Итак, Пастернак не воспользовался «запасным выходом». Но это был, говоря юридическим языком, прецедент. Выяснилось, что можно играть в игры с Западом – и строить себе литературную карьеру именно на этом. Пока это был лишь первый звоночек, случай, долгое время остававшийся уникальным. Потребовался впоследствии куда более громкий скандал с Александром Солженицыным, чтобы увлечение подобными играми стало массовым явлением. Пока что основная масса свободолюбивых литературных работников предпочитала идти более умеренным путем. Правда, не у всех это получилось.
Как карта ляжет
Поэты на стадионах
В Советском Союзе психология литераторов отличалась известными особенностями. Они продолжали существовать в тепличных условиях Союза советских писателей. Эти условия были очень даже комфортные. Конечно, попасть в ССП было непросто – и чем далее, тем сложнее. Но уж если попал – то возможность жить на литературные и окололитературные заработки была обеспечена. Это стало очень заметно, когда система рухнула и писатели оказались предоставленными сами себе. Выяснилось, что свобода имеет свою оборотную сторону. Издатели, грубо говоря, стали воротить морду от творений «прорабов перестройки». Почему – вопрос отдельный. Но питерские литераторы тут же сделали попытку наладить старые добрые отношения с начальством. Как пишет критик Виктор Топоров, главный писательский демократ Михаил Чулаки пытался пробить у руководства города систему, когда город финансирует издательство книг, а писатели получают деньги по факту сдачи рукописи. То есть я написал невесть что. Хоть просто записывал свой пьяный бред. А что? Это модернизм, если не понимаете.
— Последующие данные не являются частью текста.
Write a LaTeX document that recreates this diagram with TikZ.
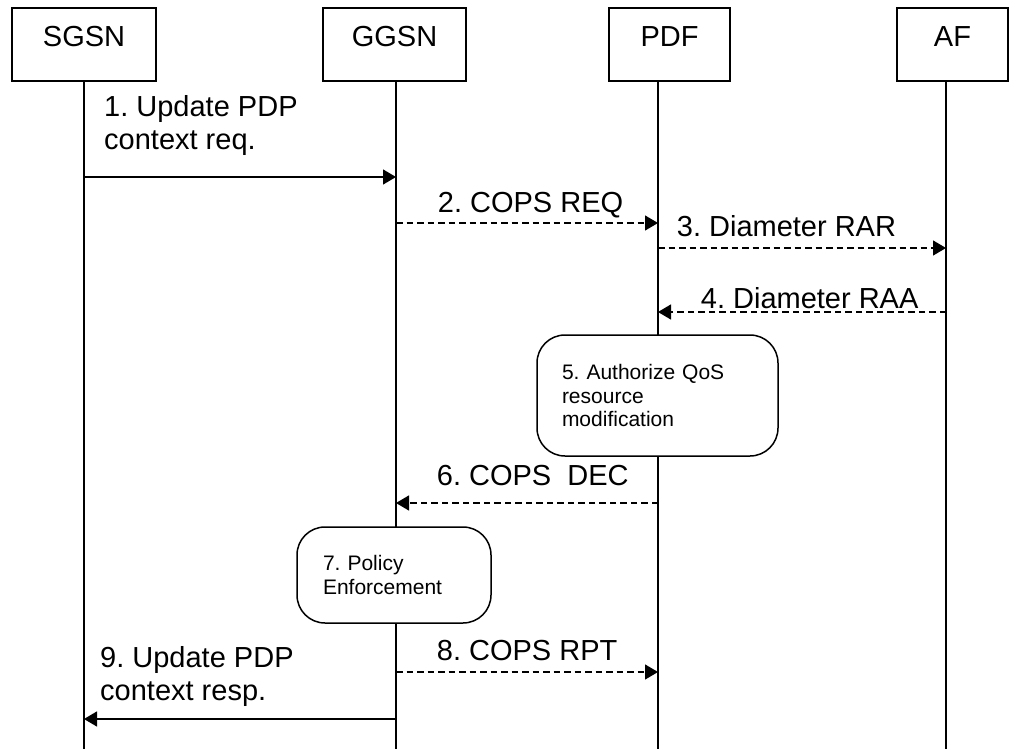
\documentclass[tikz,border=0pt]{standalone}
\usepackage{fontspec}
\setmainfont{Liberation Sans}
\usetikzlibrary{arrows.meta}
\frenchspacing

\tikzset{
	entity/.style={draw, line width=1.5pt, inner sep=0pt, text height=38.7pt, text depth=34.3pt, font=\fontsize{29}{33}\selectfont},
	action/.style={draw, fill=white, line width=1.5pt, rounded corners=28pt, inner sep=0pt, align=left, font=\fontsize{21}{23.5}\selectfont},
	lifeline/.style={line width=1.2pt},
	msg/.style={line width=1.3pt, -{Triangle[length=13pt,width=15pt]}},
	reply/.style={msg, dash pattern=on 6.5pt off 4pt},
	lbl/.style={anchor=base west, inner sep=0pt, align=left, font=\fontsize{29}{33}\selectfont},
}

\begin{document}
\begin{tikzpicture}[x=1pt, y=-1pt]
	\useasboundingbox (0,0) rectangle (1010,749);

	% entities
	\path
		(84,46.7)    node[entity, anchor=base, minimum width=144pt] (sgsn) {SGSN}
		(394.5,46.7) node[entity, anchor=base, minimum width=143pt] (ggsn) {GGSN}
		(669.5,46.7) node[entity, anchor=base, minimum width=121pt] (pdf)  {PDF}
		(952.5,46.7) node[entity, anchor=base, minimum width=111pt] (af)   {AF}
	;

	% lifelines
	\path
		(84,749)  coordinate (sgsn-end)
		(396,749) coordinate (ggsn-end)
		(658,749) coordinate (pdf-end)
		(946,749) coordinate (af-end)
	;
	\draw[lifeline]
		(sgsn.south -| sgsn-end) -- (sgsn-end)
		(ggsn.south -| ggsn-end) -- (ggsn-end)
		(pdf.south -| pdf-end)   -- (pdf-end)
		(af.south -| af-end)     -- (af-end)
	;

	\node[action, minimum width=241pt, minimum height=121pt, text width=191pt] (auth) at (657.5,395.5) {5. Authorize QoS\\resource\\modification};
	\node[action, minimum width=194pt, minimum height=96pt, text width=142pt] (enf) at (394,575) {7. Policy\\Enforcement};

	% messages
	\path
		(84,177)  coordinate (s1)  (396,177) coordinate (g1)
		(396,223) coordinate (g2)  (658,223) coordinate (p2)
		(658,248) coordinate (p3)  (946,248) coordinate (a3)
		(946,312) coordinate (a4)  (658,312) coordinate (p4)
		(658,503) coordinate (p6)  (396,503) coordinate (g6)
		(396,672) coordinate (g8)  (658,672) coordinate (p8)
		(396,719) coordinate (g9)  (84,719)  coordinate (s9)
	;
	\draw[msg]   (s1) -- (g1);
	\draw[reply] (g2) -- (p2);
	\draw[reply] (p3) -- (a3);
	\draw[reply] (a4) -- (p4);
	\draw[reply] (p6) -- (g6);
	\draw[reply] (g8) -- (p8);
	\draw[msg]   (g9) -- (s9);

	% labels (base = last line)
	\path
		(104,150)     node[lbl] (l1) {1. Update PDP\\context req.}
		(437.7,212.7) node[lbl] (l2) {2. COPS REQ}
		(676.7,236.7) node[lbl] (l3) {3. Diameter RAR}
		(700.7,308.3) node[lbl] (l4) {4. Diameter RAA}
		(436.7,485)   node[lbl] (l6) {6. COPS\ \ DEC}
		(436.7,660.5) node[lbl] (l8) {8. COPS RPT}
		(100,700)     node[lbl] (l9) {9. Update PDP\\context resp.}
	;
\end{tikzpicture}
\end{document}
Разумеется, не все писатели попадали в обойму, а особо избранные. Идейно близкие. Такого, заметим, не было никогда и нигде.
Примерно те же настроения были и в шестидесятых. Известная шутка гласит, что советские люди мечтали жить как при капитализме, а работать как при социализме. Так вот, литераторы хотели в душе полностью противоположного. Писать как при свободе слова, но при этом получать от государства гарантированное содержание. Сказанное не означает, что советские писатели всегда отдавали себе в этом отчет. Свое положение они воспринимали как должное – как полагающееся по заслугам. Но при этом хотелось еще и писать что хочется. Эта психологическая особенность приводила ко многим коллизиям.
Шестидесятые годы были, наверное, самым светлым и радостным периодом в жизни нашей страны в прошедшем столетии. XX съезд и последующие заявления Хрущева – вроде того что уже нынешнее поколение людей будет жить при коммунизме – породили уверенность, что время тяжких испытаний закончилось. Теперь пора получать награду за самоотверженный труд и доблестные сражения. Как говорится в анекдоте, «революцию мы совершили, а теперь – дискотека». На этом фоне расцвела романтика. Так, к примеру, поэзия испытывала совершенно невиданный подъем. Выступления поэтов собирали стадионы – такого не случалось никогда нигде прежде и вряд ли произойдет когда-нибудь еще. Поэтов было много – причем хороших поэтов. Все они были молодые и талантливые. Именно тогда появился тип, который стал называться «шестидесятником».
Явление «героя»
В VI веке нашей эры в Византии жил некий Прокопий Кесарийский, занимавший должность официального историографа при императоре Юстиниане Великом. Соответственно, в задачу Прокопия входило описание славных деяний императора. А они и в самом деле были славными – и титул «великого» в истории сохранился за Юстинианом вполне заслуженно. Но почти всегда подобный правитель не отличается особым гуманизмом. Так уж получается с царями, президентами и генеральными секретарями – либо ты добрый, либо ты великий.
Как бы то ни было, Прокопий добросовестно выполнял свою работу, описывая деяния Юстиниана с доходящим до неприличия подобострастием и не жалея елея. И получая за это все возможные по тем временам блага.
Но только когда Прокопий умер, оказалось: на самом-то деле он Юстиниана люто ненавидел и, прославляя императора, писал «в стол» другую, «Тайную историю», в которой вылил на работодателя всю грязь, какую мог, включая самые дикие слухи и домыслы. К примеру, что Юстиниан продал душу дьяволу и что он имел привычку разгуливать по ночам без головы по своему дворцу. Вам это ничего не напоминает?
Но бог с ним, с Прокопием. Тип «шестидесятника» полностью описан в русской классической литературе. Я имею в виду Степана Верховенского из романа Достоевского «Бесы» (отца главного революционера Петруши). Я не знаю, имеются ли у литературоведов работы на тему «Достоевский как сатирик». Если нет – предлагаю написать. А то у нас привыкли воспринимать Федора Михайловича исключительно как живописателя психопатологии, которую иностранцы по наивности стали принимать за «загадочную русскую душу», или сумрачным нравственно-религиозным проповедником. Или, на худой конец, обличителем коммунистической бесовщины.